Ce contrôle perpétuel amène naturellement une bien plus grande rigueur, et surtout il amène à pousser beaucoup plus loin que ne l’avait fait Littré la distinction entre les mots héréditaires et les mots empruntés non seulement aux diverses langues étrangères, mais au latin.
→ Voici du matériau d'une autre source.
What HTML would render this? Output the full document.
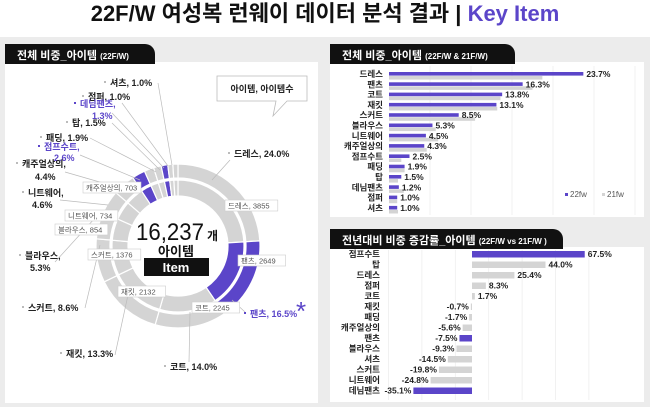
<!DOCTYPE html>
<html><head><meta charset="utf-8">
<style>
body{margin:0;width:650px;height:407px;overflow:hidden;background:#fff;font-family:"Liberation Sans","Noto Sans CJK KR",sans-serif;}
#bg{position:absolute;left:0;top:37px;width:650px;height:370px;background:#ececec;}
.tab{position:absolute;background:#111;color:#fff;font-weight:bold;font-size:11px;border-radius:0 10px 0 0;padding:3px 0 0 12px;box-sizing:border-box;}
.tab small{font-size:8px;}
.panel{position:absolute;background:#fff;}
svg text{font-family:"Liberation Sans","Noto Sans CJK KR",sans-serif;}
</style></head><body>
<div id="bg"></div>
<div style="position:absolute;left:0;width:650px;top:0;text-align:center;font-size:22px;font-weight:bold;line-height:28px;color:#111;">22F/W 여성복 런웨이 데이터 분석 결과 | <span style="color:#5b45c9">Key Item</span></div>
<div class="panel" style="left:5px;top:62px;width:313px;height:341px"></div>
<div class="tab" style="left:5px;top:44px;width:150px;height:20px">전체 비중_아이템 <small>(22F/W)</small></div>
<div class="panel" style="left:330px;top:62px;width:314px;height:155px"></div>
<div class="tab" style="left:330px;top:44px;width:185px;height:20px">전체 비중_아이템 <small>(22F/W &amp; 21F/W)</small></div>
<div class="panel" style="left:330px;top:247px;width:314px;height:155px"></div>
<div class="tab" style="left:330px;top:229px;width:233px;height:20px">전년대비 비중 증감률_아이템 <small>(22F/W vs 21F/W )</small></div>
<svg id="s" width="650" height="407" style="position:absolute;left:0;top:0"></svg>
<script>
const donutItems=["드레스","팬츠","코트","재킷","스커트","블라우스","니트웨어","캐주얼상의","점프수트","패딩","탑","데님팬츠","점퍼","셔츠"];
const donutShare=[24.0,16.5,14.0,13.3,8.6,5.3,4.6,4.4,2.6,1.9,1.5,1.3,1.0,1.0];
const donutHighlight=["팬츠","점프수트","데님팬츠"];
const innerLabels=["드레스, 3855","팬츠, 2649","코트, 2245","재킷, 2132","스커트, 1376","블라우스, 854","니트웨어, 734","캐주얼상의, 703"];
const shareItems=["드레스","팬츠","코트","재킷","스커트","블라우스","니트웨어","캐주얼상의","점프수트","패딩","탑","데님팬츠","점퍼","셔츠"];
const share22=[23.7,16.3,13.8,13.1,8.5,5.3,4.5,4.3,2.5,1.9,1.5,1.2,1.0,1.0];
const share21=[18.7,17.5,13.6,13.2,10.5,5.7,6.0,4.6,1.5,1.9,1.1,1.8,1.0,1.1];
const chgItems=["점프수트","탑","드레스","점퍼","코트","재킷","패딩","캐주얼상의","팬츠","블라우스","셔츠","스커트","니트웨어","데님팬츠"];
const chgValues=[67.5,44.0,25.4,8.3,1.7,-0.7,-1.7,-5.6,-7.5,-9.3,-14.5,-19.8,-24.8,-35.1];
const chgHighlight=["점프수트","팬츠","데님팬츠"];

const S=document.getElementById('s');const NS='http://www.w3.org/2000/svg';
function mk(t,a,txt){const e=document.createElementNS(NS,t);for(const k in a)e.setAttribute(k,a[k]);if(txt!==undefined)e.textContent=txt;S.appendChild(e);return e;}
const P='#5b45c9',G='#d4d4d4';
const cx=178,cy=246;
function arc(r1,r2,a0,a1){const f=a=>[Math.sin(a),-Math.cos(a)];const [s0,c0]=f(a0),[s1,c1]=f(a1);const L=(a1-a0)>Math.PI?1:0;
return `M${cx+r2*s0},${cy+r2*c0}A${r2},${r2} 0 ${L} 1 ${cx+r2*s1},${cy+r2*c1}L${cx+r1*s1},${cy+r1*c1}A${r1},${r1} 0 ${L} 0 ${cx+r1*s0},${cy+r1*c0}Z`;}
let tot=donutShare.reduce((a,b)=>a+b,0),acc=0;
donutShare.forEach((v,i)=>{const a0=acc/tot*2*Math.PI,a1=(acc+v)/tot*2*Math.PI;acc+=v;
const col=donutHighlight.includes(donutItems[i])?P:G;
let e=mk('path',{d:arc(68,82,a0,a1),fill:col,stroke:'#fff','stroke-width':1.2});


e=mk('path',{d:arc(50,66,a0,a1),fill:col,stroke:'#fff','stroke-width':1.2});

});
// outer labels: text, x, y, highlight, lineStartX, lineStartY, lineEndX, lineEndY
const lab=[["셔츠, 1.0%",110,86,0,158,83,172,165],["점퍼, 1.0%",88,100,0,122,103,168,166],["데님팬츠,",80,107,1,0,0,0,0],["1.3%",92,119,1,112,113,164,168],["탑, 1.5%",72,126,0,112,123,160,170],["패딩, 1.9%",46,141,0,90,138,156,172],["점프수트,",44,150,1,0,0,0,0],["2.6%",54,161,1,80,155,140,180],["캐주얼상의,",22,167,0,65,172,110,185],["4.4%",35,180,0,0,0,0,0],["니트웨어,",28,196,0,60,200,108,205],["4.6%",32,208,0,0,0,0,0],["블라우스,",25,259,0,55,262,95,218],["5.3%",30,271,0,0,0,0,0],["스커트, 8.6%",28,311,0,85,308,100,245],["재킷, 13.3%",66,357,0,115,355,128,295],["코트, 14.0%",170,370,0,189,362,190,312],["드레스, 24.0%",234,157,0,230,160,212,180],["팬츠, 16.5%",250,317,1,245,312,232,300]];
lab.forEach(l=>{const t=mk('text',{x:l[1],y:l[2],'font-size':9,'font-weight':'bold',fill:l[3]?P:'#222'},l[0]);


if(/^[^0-9]/.test(l[0]))mk('rect',{x:l[1]-6,y:l[2]-5,width:2,height:2,fill:l[3]?P:'#bbb'});
if(l[4])mk('line',{x1:l[4],y1:l[5],x2:l[6],y2:l[7],stroke:'#bbb','stroke-width':0.7});});
mk('text',{x:296,y:320,'font-size':26,fill:P},'*');
const ib=[[225,200],[238,255],[192,302],[118,286],[88,249],[55,224],[65,210],[83,182]];
innerLabels.forEach((s,i)=>{mk('rect',{x:ib[i][0],y:ib[i][1],width:s.length*5.2+6,height:11,fill:'#fff',stroke:'#ccc','stroke-width':0.6});
const t=mk('text',{x:ib[i][0]+3,y:ib[i][1]+8.5,'font-size':7.5,fill:'#555'},s);

});
mk('path',{d:'M217,76H307V101H287L273,116L276,101H217Z',fill:'#fff',stroke:'#bbb','stroke-width':0.8});
mk('text',{x:262,y:92,'font-size':9,'font-weight':'bold','text-anchor':'middle',fill:'#222'},'아이템, 아이템수');
mk('text',{x:136,y:240,'font-size':24,fill:'#111',textLength:68,lengthAdjust:'spacingAndGlyphs'},'16,237');
mk('text',{x:207,y:240,'font-size':12,'font-weight':'bold',fill:'#111'},'개');
mk('text',{x:176,y:256,'font-size':13,'font-weight':'bold','text-anchor':'middle',fill:'#111'},'아이템');
mk('rect',{x:144,y:258,width:65,height:18,fill:'#111'});
mk('text',{x:176,y:272,'font-size':13,'font-weight':'bold','text-anchor':'middle',fill:'#fff'},'Item');
// top right bar chart
const x0=389,k=8.2,y0=72,dy=10.3;
for(let g=1;g<=6;g++)mk('line',{x1:x0+g*5*k,y1:66,x2:x0+g*5*k,y2:215,stroke:'#eee','stroke-width':0.8});
shareItems.forEach((n,i)=>{const y=y0+i*dy;
mk('text',{x:383,y:y+5,'font-size':8.5,'font-weight':'bold','text-anchor':'end',fill:'#222'},n);
let b=mk('rect',{x:x0,y:y,width:share22[i]*k,height:3.6,fill:P});


b=mk('rect',{x:x0,y:y+4,width:share21[i]*k,height:3.6,fill:G});


mk('text',{x:x0+share22[i]*k+3,y:y+5,'font-size':8.5,'font-weight':'bold',fill:'#222'},share22[i].toFixed(1)+'%');});
mk('rect',{x:565,y:193,width:3,height:3,fill:P});mk('text',{x:570,y:197,'font-size':8,fill:'#555'},'22fw');
mk('rect',{x:602,y:193,width:3,height:3,fill:G});mk('text',{x:607,y:197,'font-size':8,fill:'#555'},'21fw');
// bottom change chart
const z=472,kk=1.67,yb=251,db=10.5;
for(let g=-50;g<=70;g+=20)mk('line',{x1:z+g*kk,y1:250,x2:z+g*kk,y2:400,stroke:'#eee','stroke-width':0.8});
chgItems.forEach((n,i)=>{const y=yb+i*db,v=chgValues[i];
mk('text',{x:380,y:y+6,'font-size':8.5,'font-weight':'bold','text-anchor':'end',fill:'#222'},n);
const col=chgHighlight.includes(n)?P:G;
const b=mk('rect',{x:v>=0?z:z+v*kk,y:y,width:Math.abs(v)*kk,height:6.5,fill:col});


mk('text',{x:v>=0?z+v*kk+3:z+v*kk-2,y:y+6,'font-size':8.5,'font-weight':'bold','text-anchor':v>=0?'start':'end',fill:'#222'},v.toFixed(1)+'%');});
</script>
</body></html>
Dans le Dictionnaire général, la distinction est indiquée, avec autant de concision que de clarté, par la simple addition de « emprunté » avant le « de » qui marque la provenance[2] : ainsi à l’article plantain, on lit : « Du latin plantaginem ; » mais à l’article image : « Emprunté du latin imaginem. » Et, par ce simple procédé, tout le lexique du latin parlé qui s’est transmis oralement jusqu’à nous est séparé de ce qui est venu s’y adjoindre depuis quinze siècles, et pourrait être dégagé comme formant l’estoc essentiel de notre langue et en même temps l’unissant en un groupe harmonieux aux autres variétés vivantes du latin parlé[3]. Les mots

  1. Brachet avait déjà prétendu rendre compte de chaque transformation phonétique, et il faut lui reporter l’honneur de cette idée ; mais il renvoie pour chaque phénomène à des mots où il se retrouve, et non à des règles générales, ce qui donne lieu à beaucoup d’inexactitudes et de confusions.
  2. A vrai dire, comme je l’ai indiqué, dans les mots héréditaires ce « de » lui-même est de trop : plantain ne « vient » pas « de » plantaginem ; plantaginem vit dans la France du Nord sous la forme plantain.
  3. Darmesteter voulait donner ce lexique dans le Traité, mais il l’avait seulement ébauché pour les lettres A et B ; sa liste n’a pas été complétée. — Une innovation très heureuse du Dictionnaire a été de marquer l’accent et la quantité des mots du latin parlé.